[45th Ward Office]
JEFFERSON PARK — A 96-unit apartment building, a 265-space parking garage and eight shops would be built on what is now vacant land in the heart of the Jefferson Park Business District, according to plans unveiled Monday by Ald. John Arena (45th).
The Mega Realty project needs special permission from city officials, including Arena, to soar 12 stories on a triangular piece of property at 4849 N. Lipps Ave. where decades ago Cowhey Materials & Fuel Co. once mixed cement but is now adjacent to the Jefferson Park Transit Center.
The development would be separated from the closest homes by an expressway and train tracks. [DNAinfo/Heather Cherone]
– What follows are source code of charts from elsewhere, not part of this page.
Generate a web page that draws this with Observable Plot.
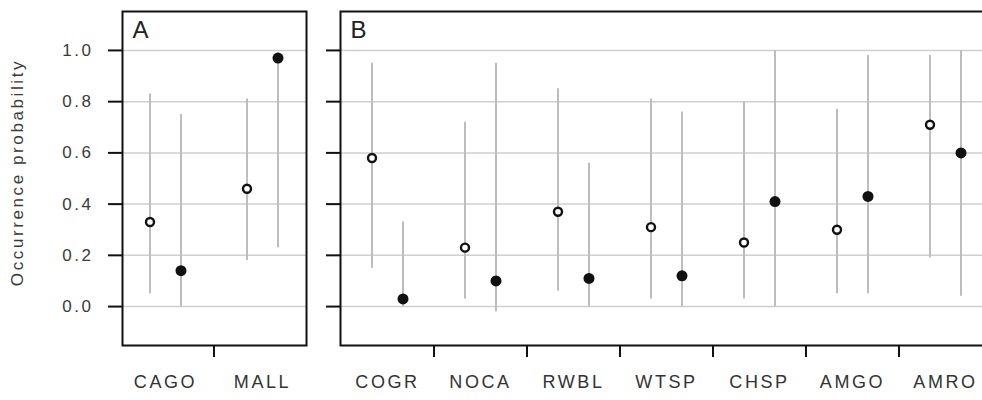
<!DOCTYPE html>
<html><head><meta charset="utf-8">
<script src="https://cdn.jsdelivr.net/npm/d3@7"></script>
<script src="https://cdn.jsdelivr.net/npm/@observablehq/plot@0.6"></script>
<style>
html,body{margin:0;padding:0;background:#fff;overflow:hidden;}
#wrap{position:relative;width:982px;height:400px;overflow:hidden;}
#a,#b{position:absolute;top:0;}
#a{left:0;width:320px;} #b{left:320px;width:672px;}
svg{max-width:none !important;background:transparent !important;}
g[aria-label="x-axis tick label"] text{letter-spacing:2.6px;font-size:18px;}
g[aria-label="y-axis tick label"] text{letter-spacing:2.5px;font-size:17px;}
g[aria-label="y-axis label"] text{letter-spacing:2.6px;font-size:17px;}
</style></head><body><div id="wrap"><div id="a"></div><div id="b"></div></div>
<script>
// Panel A
const speciesA = ["CAGO", "MALL"];
const openMeanA = [0.33, 0.46];
const openLowA = [0.05, 0.18];
const openHighA = [0.83, 0.81];
const filledMeanA = [0.14, 0.97];
const filledLowA = [0.00, 0.23];
const filledHighA = [0.75, 0.99];
// Panel B
const speciesB = ["COGR", "NOCA", "RWBL", "WTSP", "CHSP", "AMGO", "AMRO"];
const openMeanB = [0.58, 0.23, 0.37, 0.31, 0.25, 0.30, 0.71];
const openLowB = [0.15, 0.03, 0.06, 0.03, 0.03, 0.05, 0.19];
const openHighB = [0.95, 0.72, 0.85, 0.81, 0.80, 0.77, 0.98];
const filledMeanB = [0.03, 0.10, 0.11, 0.12, 0.41, 0.43, 0.60];
const filledLowB = [0.00, -0.02, 0.00, 0.00, 0.00, 0.05, 0.04];
const filledHighB = [0.33, 0.95, 0.56, 0.76, 1.00, 0.98, 1.00];
const yTicks = [0, 0.2, 0.4, 0.6, 0.8, 1.0];
const yLabel = "Occurrence probability";

function rows(species, mean, low, high) {
  return species.map((s, i) => ({i, species: s, mean: mean[i], low: low[i], high: high[i]}));
}

function panel({species, open, filled, width, marginLeft, marginRight, xRange, letter, showY}) {
  const n = species.length;
  const font = "'Liberation Sans', Arial, sans-serif";
  const svg = Plot.plot({
    width, height: 400,
    marginTop: 11, marginBottom: 55, marginLeft, marginRight,
    style: {fontFamily: font, background: "transparent", color: "#111", maxWidth: "none"},
    x: {type: "linear", domain: [-0.5, n - 0.5], range: xRange},
    y: {domain: [-0.152, 1.152]},
    marks: [
      Plot.gridY(yTicks, {stroke: "#cfcfcf", strokeOpacity: 1, strokeWidth: 1.5}),
      Plot.ruleX(open, {x: "i", y1: "low", y2: "high", dx: -15.5, stroke: "#bdbdbd", strokeWidth: 2}),
      Plot.ruleX(filled, {x: "i", y1: "low", y2: "high", dx: 15.5, stroke: "#bdbdbd", strokeWidth: 2}),
      Plot.dot(open, {x: "i", y: "mean", dx: -15.5, r: 4, stroke: "#111", strokeWidth: 2.4, fill: "white"}),
      Plot.dot(filled, {x: "i", y: "mean", dx: 15.5, r: 5.5, fill: "#111", stroke: "none"}),
      Plot.frame({stroke: "#111", strokeWidth: 2}),
      Plot.axisY(yTicks, {
        tickSize: 14, tickPadding: 15, stroke: "#111", strokeWidth: 2, fill: "#3a3a3a", fontSize: 17,
        tickFormat: showY ? d3.format(".1f") : () => "",
        label: showY ? yLabel : null, labelAnchor: "center", labelArrow: "none", labelOffset: 112
      }),
      Plot.axisX(d3.range(n), {tickSize: 0, tickPadding: 30, fill: "#333", fontSize: 18, tickFormat: i => species[i], label: null}),
      Plot.axisX(d3.range(n - 1).map(i => i + 0.5), {tickSize: 12, stroke: "#111", strokeWidth: 2, tickFormat: () => "", label: null}),
      Plot.text([letter], {frameAnchor: "top-left", dx: 10, dy: 9, text: d => d, fontSize: 24, fill: "#222", textAnchor: "start", lineAnchor: "top"})
    ]
  });
  const lab = svg.querySelector('g[aria-label="y-axis label"]');
  if (lab) lab.setAttribute("transform", "translate(0,-6) " + (lab.getAttribute("transform") || ""));
  return svg;
}

document.getElementById("a").append(panel({
  species: speciesA,
  open: rows(speciesA, openMeanA, openLowA, openHighA),
  filled: rows(speciesA, filledMeanA, filledLowA, filledHighA),
  width: 320, marginLeft: 122, marginRight: 14, xRange: [116.5, 310.5], letter: "A", showY: true
}));
document.getElementById("b").append(panel({
  species: speciesB,
  open: rows(speciesB, openMeanB, openLowB, openHighB),
  filled: rows(speciesB, filledMeanB, filledLowB, filledHighB),
  width: 672, marginLeft: 20, marginRight: 0, xRange: [20.5, 671.5], letter: "B", showY: false
}));
</script></body></html>
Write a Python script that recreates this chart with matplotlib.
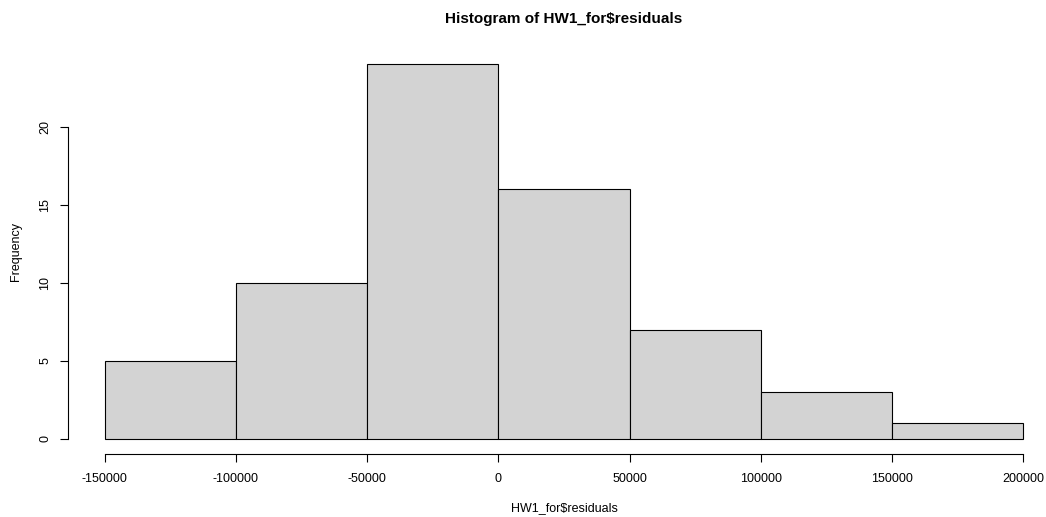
import matplotlib
matplotlib.use("Agg")
import matplotlib.pyplot as plt

breaks = [-150000, -100000, -50000, 0, 50000, 100000, 150000, 200000]
counts = [5, 10, 24, 16, 7, 3, 1]
xticks = [-150000, -100000, -50000, 0, 50000, 100000, 150000, 200000]
yticks = [0, 5, 10, 15, 20]

plt.rcParams['font.family'] = ['Liberation Sans', 'DejaVu Sans']

W, H = 1046, 517
fig = plt.figure(figsize=(W / 100, H / 100), dpi=100)
left, right, top, bottom = 68, 1060, 49, 454
ax = fig.add_axes([left / W, 1 - bottom / H, (right - left) / W, (bottom - top) / H])

xspan = breaks[-1] - breaks[0]
ax.set_xlim(breaks[0] - 0.04 * xspan, breaks[-1] + 0.04 * xspan)
ymax = max(counts)
ax.set_ylim(-0.04 * ymax, ymax * 1.04)

widths = [breaks[i + 1] - breaks[i] for i in range(len(counts))]
ax.bar(breaks[:-1], counts, width=widths, align='edge', color='#D3D3D3',
       edgecolor='black', linewidth=0.8)

for s in ['top', 'right']:
    ax.spines[s].set_visible(False)
ax.spines['bottom'].set_bounds(xticks[0], xticks[-1])
ax.spines['left'].set_bounds(yticks[0], yticks[-1])
ax.spines['bottom'].set_linewidth(0.8)
ax.spines['left'].set_linewidth(0.8)

ax.set_xticks(xticks)
ax.set_xticklabels([str(v) for v in xticks])
ax.set_yticks(yticks)
ax.set_yticklabels([str(v) for v in yticks], rotation=90, va='center')
ax.tick_params(axis='both', length=6, width=0.8, labelsize=9, colors='black')
ax.tick_params(axis='x', pad=8)
ax.tick_params(axis='y', pad=6)

fig.text(564 / W, 1 - 19 / H, 'Histogram of HW1_for$residuals', ha='center', va='center',
         fontsize=11, fontweight='bold')
fig.text(564 / W, 1 - 508 / H, 'HW1_for$residuals', ha='center', va='center', fontsize=9)
fig.text(16 / W, 1 - 251 / H, 'Frequency', ha='center', va='center', rotation=90, fontsize=9)

fig.savefig('out.png', dpi=100)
Once built, the building would be visible from the Kennedy Expressway alongside the spire of the nearby Copernicus Center and the 10-story Veterans Square office building. It is the largest project proposed in Jefferson Park in nearly 15 years, when community opposition scuttled Mega Realty's plans for a seven-story, 132-unit condominium complex on Lawrence Avenue that was never built.
The proposed development would be two stories taller than the 10-story Veterans Square office tower. [DNAinfo/Heather Cherone]
A community meeting to discuss the project will take place at 7 p.m. Sept. 30 at the Copernicus Center, 5216 W. Lawrence Ave.
Ten of the apartments would be set aside for low-income residents to comply with a city ordinance designed to increase the number of affordable housing units included in projects that need special permission or a subsidy from city officials.
The five-floor parking garage with 53 spaces per floor will provide spaces during the day for tenants and shoppers at Veterans Square, where approximately 40 percent of the office space is vacant, said Owen Brugh, Arena's chief of staff.
Heather Cherone says this proposal would soar over nearby buildings:
Mega Realty, led by Demetrios "Jimmy" Kozonis, has told the alderman's office that the lack of designated spots near Lipps and Higgins avenues has made it difficult to lease offices to tenants, Brugh said. The gravel-covered lot set to be developed is now used as overflow parking for the office building even though it is zoned for manufacturing uses.
"This is the right place for development of this scale," Brugh said, noting that the homes nearest the project are across the Union Pacific Railroad and Metra tracks and the Kennedy Expressway.
Arena, who vowed to make the revitalization of the Jefferson Park Business District his highest priority after winning re-election in April, has said the key to revitalizing neighborhood shopping districts — like the one in Jefferson Park centered at Lawrence and Milwaukee avenues — is to increase the amount of people living there to attract the shops and restaurants that will benefit the entire community.
This project is designed to make the area more vibrant by creating the demand for shops, restaurants and bars, Brugh said.
Kozonis did not return a phone message Monday.
At night, the parking garage would be used by the Copernicus Center, which often hosts concerts and other events that draw large crowds.
For the last several years, the center has been using empty lots on the south side of Lawrence Avenue as overflow parking lots in what Arena has called a "quasi-legal" arrangement.
But that arrangement won't be possible if a four-story, 39-unit apartment complex and retail development is built at 5161 W. Lawrence Ave. and 5201 W. Lawrence Ave. as part of an effort endorsed by Arena to revitalize the gateway to Jefferson Park.
Under the agreement, both the proposed parking garage and the existing parking garage at Veterans Square would be "professionally operated," Arena said.
The Veterans Square parking garage. [DNAinfo/Heather Cherone]
None of the 265 spaces in the five-story garage would be set aside for residents. Under city law, a residential development so close to a transit hub is not required to provide spots for residents.
In addition, dumpsters now on the public way behind Veterans Square — which are a frequent source of complaints — would be moved inside an enclosure and screened from view, officials said.
The proposal is unlikely to win the approval of the Jefferson Park Neighborhood Association, since that group has a policy of opposing projects that apply to change the city's rules in order to allow more dense or taller developments.
A project to build a 48-unit apartment complex made up of two five-story apartment buildings on the other side of the transit center on a storage yard once owned by Cowhey Materials & Fuel Co. is in limbo in the face of fierce opposition from nearby residents.